INSTRUCTIONS FOR THE TASK:
Filter the records below and copy every line containing the word "that".

[START OF RECORD EXCERPTS]

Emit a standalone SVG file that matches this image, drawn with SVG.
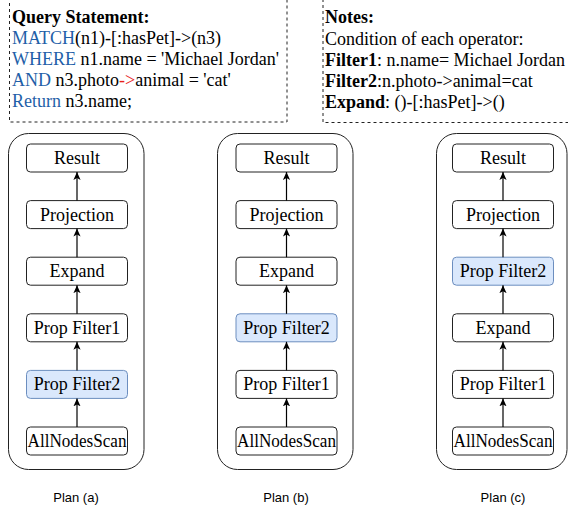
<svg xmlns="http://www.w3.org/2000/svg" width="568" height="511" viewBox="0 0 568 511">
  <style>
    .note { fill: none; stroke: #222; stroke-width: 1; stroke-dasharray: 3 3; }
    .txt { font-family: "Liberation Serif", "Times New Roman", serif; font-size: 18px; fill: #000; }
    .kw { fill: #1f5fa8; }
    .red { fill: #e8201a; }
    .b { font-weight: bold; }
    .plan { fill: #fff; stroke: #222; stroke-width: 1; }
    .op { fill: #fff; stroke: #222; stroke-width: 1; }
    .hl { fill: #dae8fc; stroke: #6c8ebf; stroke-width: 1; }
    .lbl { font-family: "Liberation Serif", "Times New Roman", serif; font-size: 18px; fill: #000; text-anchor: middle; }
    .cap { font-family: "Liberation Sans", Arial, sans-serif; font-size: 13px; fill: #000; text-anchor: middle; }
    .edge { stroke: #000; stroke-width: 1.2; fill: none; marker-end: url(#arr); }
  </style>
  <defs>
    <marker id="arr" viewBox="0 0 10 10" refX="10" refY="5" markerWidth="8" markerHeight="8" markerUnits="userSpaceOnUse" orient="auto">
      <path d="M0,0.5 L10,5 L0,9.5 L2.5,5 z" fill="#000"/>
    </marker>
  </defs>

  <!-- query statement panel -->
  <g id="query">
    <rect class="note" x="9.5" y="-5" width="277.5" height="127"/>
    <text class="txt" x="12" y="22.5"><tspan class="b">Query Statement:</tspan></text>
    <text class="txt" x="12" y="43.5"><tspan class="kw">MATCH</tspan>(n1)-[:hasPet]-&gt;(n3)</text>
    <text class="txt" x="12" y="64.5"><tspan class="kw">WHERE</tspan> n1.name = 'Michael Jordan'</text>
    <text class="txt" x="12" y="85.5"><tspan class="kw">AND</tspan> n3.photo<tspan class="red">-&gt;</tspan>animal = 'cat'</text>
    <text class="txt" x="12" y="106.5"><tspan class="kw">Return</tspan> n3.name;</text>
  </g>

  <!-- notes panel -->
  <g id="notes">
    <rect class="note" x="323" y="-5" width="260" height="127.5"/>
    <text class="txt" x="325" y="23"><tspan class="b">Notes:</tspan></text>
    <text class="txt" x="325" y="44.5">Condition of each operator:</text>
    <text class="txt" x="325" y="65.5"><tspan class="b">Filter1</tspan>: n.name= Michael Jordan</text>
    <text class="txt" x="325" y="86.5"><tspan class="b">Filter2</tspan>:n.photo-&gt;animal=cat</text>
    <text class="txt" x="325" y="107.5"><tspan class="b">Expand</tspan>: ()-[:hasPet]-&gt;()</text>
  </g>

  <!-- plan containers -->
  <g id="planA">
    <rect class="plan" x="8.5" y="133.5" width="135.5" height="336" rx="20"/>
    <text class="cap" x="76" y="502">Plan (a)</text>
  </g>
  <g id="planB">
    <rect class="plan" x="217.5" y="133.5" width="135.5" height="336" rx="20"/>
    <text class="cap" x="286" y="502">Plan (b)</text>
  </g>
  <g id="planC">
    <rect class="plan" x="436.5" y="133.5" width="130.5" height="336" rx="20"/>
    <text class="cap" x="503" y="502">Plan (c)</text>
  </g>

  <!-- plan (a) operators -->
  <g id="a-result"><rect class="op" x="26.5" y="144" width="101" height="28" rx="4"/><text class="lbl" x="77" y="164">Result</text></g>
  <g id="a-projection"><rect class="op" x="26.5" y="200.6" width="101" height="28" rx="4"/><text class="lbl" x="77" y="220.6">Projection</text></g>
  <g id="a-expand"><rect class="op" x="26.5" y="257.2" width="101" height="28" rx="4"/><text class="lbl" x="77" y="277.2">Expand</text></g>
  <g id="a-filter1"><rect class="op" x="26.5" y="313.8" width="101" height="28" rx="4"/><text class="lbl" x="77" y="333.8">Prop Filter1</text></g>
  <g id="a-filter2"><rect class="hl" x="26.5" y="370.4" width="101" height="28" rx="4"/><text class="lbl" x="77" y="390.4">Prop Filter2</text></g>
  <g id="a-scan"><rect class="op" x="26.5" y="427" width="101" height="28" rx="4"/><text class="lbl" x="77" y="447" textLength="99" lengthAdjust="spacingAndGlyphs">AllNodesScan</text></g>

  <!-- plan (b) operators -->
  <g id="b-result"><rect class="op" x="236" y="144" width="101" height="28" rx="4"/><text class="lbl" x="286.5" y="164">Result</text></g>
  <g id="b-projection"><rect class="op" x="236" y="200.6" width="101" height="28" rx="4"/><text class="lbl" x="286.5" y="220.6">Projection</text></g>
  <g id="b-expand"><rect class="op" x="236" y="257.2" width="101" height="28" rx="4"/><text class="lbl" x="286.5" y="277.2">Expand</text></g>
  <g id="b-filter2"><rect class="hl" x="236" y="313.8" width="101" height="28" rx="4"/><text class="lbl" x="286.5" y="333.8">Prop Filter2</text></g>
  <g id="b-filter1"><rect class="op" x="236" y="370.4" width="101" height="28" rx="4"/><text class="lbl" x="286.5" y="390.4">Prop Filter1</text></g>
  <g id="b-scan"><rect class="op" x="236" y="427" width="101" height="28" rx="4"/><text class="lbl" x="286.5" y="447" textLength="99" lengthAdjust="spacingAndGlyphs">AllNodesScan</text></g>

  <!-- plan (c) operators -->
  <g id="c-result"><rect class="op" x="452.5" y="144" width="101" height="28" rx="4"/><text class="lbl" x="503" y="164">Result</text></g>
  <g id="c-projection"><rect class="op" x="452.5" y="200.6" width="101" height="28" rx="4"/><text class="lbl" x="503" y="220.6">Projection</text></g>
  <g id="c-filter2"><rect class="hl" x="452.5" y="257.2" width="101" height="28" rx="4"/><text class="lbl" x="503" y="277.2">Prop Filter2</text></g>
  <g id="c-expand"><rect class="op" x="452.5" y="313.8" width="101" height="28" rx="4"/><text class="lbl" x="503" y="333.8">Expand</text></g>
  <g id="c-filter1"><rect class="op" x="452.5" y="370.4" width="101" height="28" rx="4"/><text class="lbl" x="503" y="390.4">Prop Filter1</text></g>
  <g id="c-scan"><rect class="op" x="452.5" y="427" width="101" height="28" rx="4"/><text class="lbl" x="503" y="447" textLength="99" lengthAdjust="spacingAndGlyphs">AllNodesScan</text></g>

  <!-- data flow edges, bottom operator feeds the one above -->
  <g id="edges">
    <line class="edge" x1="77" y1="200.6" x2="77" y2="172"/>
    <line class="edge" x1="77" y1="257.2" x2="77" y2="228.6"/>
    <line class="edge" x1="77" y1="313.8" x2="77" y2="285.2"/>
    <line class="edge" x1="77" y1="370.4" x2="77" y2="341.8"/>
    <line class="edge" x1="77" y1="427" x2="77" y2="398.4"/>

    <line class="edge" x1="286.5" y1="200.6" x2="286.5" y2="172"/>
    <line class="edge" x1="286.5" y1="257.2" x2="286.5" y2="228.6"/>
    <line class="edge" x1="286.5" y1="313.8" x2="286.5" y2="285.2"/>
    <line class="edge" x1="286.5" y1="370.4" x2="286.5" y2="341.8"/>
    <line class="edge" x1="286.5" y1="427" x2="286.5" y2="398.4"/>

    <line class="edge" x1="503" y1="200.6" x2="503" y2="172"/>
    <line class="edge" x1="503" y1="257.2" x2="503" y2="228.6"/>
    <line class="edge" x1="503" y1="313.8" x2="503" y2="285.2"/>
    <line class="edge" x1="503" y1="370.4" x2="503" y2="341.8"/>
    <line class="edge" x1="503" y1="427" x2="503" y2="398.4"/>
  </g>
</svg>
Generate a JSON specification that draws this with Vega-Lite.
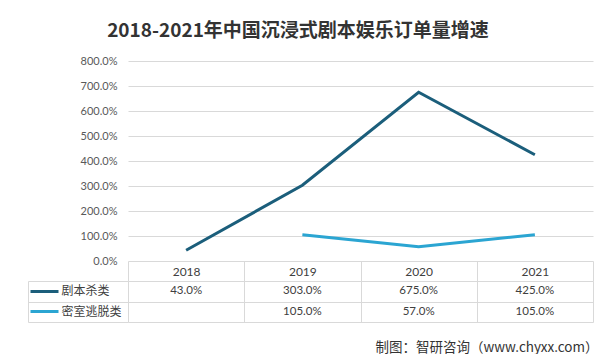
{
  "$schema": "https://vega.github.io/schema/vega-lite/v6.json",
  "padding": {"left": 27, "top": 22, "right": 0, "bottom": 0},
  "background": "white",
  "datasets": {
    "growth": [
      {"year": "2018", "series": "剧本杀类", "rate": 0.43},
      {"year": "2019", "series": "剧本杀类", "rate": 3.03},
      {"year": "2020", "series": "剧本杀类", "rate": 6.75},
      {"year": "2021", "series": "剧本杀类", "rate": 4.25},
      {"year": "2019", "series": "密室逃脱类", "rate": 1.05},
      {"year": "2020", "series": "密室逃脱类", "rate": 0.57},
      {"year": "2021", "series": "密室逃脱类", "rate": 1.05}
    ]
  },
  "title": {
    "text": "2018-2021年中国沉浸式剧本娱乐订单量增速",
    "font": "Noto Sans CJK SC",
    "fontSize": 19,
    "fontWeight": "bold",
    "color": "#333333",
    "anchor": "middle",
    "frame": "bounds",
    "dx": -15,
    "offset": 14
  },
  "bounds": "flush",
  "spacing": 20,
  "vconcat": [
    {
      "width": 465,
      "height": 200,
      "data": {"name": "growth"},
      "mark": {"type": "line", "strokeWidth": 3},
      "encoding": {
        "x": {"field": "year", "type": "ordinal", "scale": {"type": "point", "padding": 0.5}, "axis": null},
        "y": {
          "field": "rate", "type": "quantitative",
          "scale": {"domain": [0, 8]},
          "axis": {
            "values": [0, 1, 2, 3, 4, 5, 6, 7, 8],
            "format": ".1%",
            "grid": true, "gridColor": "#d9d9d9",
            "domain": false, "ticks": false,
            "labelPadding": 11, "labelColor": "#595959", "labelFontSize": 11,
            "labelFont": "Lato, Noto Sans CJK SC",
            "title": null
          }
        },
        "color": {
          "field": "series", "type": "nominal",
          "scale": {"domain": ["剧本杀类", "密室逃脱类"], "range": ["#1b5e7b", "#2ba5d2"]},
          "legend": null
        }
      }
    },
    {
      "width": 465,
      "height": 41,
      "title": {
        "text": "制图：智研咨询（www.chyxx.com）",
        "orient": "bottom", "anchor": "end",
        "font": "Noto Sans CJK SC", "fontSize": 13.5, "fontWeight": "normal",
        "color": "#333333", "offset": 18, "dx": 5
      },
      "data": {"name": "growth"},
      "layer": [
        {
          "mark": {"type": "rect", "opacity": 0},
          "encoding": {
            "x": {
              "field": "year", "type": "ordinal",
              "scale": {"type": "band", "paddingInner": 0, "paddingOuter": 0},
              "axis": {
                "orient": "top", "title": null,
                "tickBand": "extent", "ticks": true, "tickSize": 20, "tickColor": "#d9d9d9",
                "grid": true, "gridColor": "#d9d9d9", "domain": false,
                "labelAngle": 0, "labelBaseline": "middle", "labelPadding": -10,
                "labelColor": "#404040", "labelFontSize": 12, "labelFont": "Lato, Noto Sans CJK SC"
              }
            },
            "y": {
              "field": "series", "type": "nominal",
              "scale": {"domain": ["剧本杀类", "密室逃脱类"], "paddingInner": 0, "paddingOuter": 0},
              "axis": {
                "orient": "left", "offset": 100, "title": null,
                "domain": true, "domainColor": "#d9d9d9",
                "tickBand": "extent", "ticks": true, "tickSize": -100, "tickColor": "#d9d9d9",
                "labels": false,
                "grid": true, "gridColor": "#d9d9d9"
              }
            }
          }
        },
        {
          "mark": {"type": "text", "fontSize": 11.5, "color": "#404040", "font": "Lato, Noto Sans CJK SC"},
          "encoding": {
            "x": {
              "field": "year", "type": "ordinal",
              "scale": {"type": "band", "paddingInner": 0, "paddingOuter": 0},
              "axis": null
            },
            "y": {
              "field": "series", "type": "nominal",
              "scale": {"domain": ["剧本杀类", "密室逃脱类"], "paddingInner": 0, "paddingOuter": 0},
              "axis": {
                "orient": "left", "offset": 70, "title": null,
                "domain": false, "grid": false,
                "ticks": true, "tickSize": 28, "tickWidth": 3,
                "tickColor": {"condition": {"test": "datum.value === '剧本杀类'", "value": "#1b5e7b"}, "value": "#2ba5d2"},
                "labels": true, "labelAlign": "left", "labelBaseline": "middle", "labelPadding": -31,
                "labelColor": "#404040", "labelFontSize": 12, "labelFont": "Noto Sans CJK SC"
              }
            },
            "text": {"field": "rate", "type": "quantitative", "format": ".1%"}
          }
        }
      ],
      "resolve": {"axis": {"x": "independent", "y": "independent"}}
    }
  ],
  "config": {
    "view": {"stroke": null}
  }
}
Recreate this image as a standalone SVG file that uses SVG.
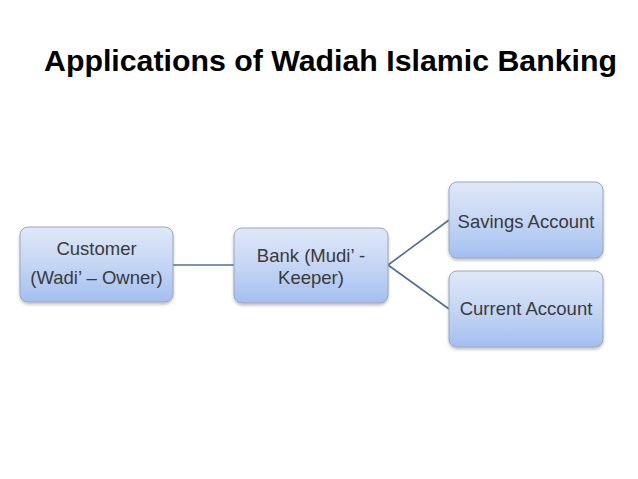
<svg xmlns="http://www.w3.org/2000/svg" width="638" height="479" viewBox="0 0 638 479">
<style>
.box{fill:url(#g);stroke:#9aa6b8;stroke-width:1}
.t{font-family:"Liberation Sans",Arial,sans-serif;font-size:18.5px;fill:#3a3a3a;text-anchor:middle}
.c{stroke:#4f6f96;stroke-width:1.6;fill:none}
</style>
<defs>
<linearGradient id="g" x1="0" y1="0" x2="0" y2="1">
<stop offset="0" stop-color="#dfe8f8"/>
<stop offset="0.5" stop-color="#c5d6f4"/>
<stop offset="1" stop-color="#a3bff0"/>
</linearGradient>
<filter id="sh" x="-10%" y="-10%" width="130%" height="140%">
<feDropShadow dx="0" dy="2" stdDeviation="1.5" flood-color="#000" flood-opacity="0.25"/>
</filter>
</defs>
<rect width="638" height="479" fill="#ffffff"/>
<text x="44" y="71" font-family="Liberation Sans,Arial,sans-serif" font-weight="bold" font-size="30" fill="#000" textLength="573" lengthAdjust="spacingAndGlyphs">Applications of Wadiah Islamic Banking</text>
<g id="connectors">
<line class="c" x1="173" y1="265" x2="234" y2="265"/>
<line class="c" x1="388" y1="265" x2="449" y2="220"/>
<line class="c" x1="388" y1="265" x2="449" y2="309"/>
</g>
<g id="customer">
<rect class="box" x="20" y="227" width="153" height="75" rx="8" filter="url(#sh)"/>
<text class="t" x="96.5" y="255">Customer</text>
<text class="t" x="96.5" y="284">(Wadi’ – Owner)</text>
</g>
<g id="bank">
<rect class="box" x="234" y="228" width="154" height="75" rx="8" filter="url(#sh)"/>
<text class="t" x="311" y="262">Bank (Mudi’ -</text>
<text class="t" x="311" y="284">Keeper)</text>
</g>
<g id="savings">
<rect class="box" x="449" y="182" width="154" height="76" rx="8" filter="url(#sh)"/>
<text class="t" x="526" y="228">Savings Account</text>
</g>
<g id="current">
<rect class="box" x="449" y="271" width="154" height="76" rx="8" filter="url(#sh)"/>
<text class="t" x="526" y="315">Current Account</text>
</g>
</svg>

[END OF RECORD EXCERPTS]

WRITTEN ANSWER:
Emit a standalone SVG file that matches this image, drawn with SVG.
Generate a JSON specification that draws this with Vega-Lite.
Recreate this image as a standalone SVG file that uses SVG.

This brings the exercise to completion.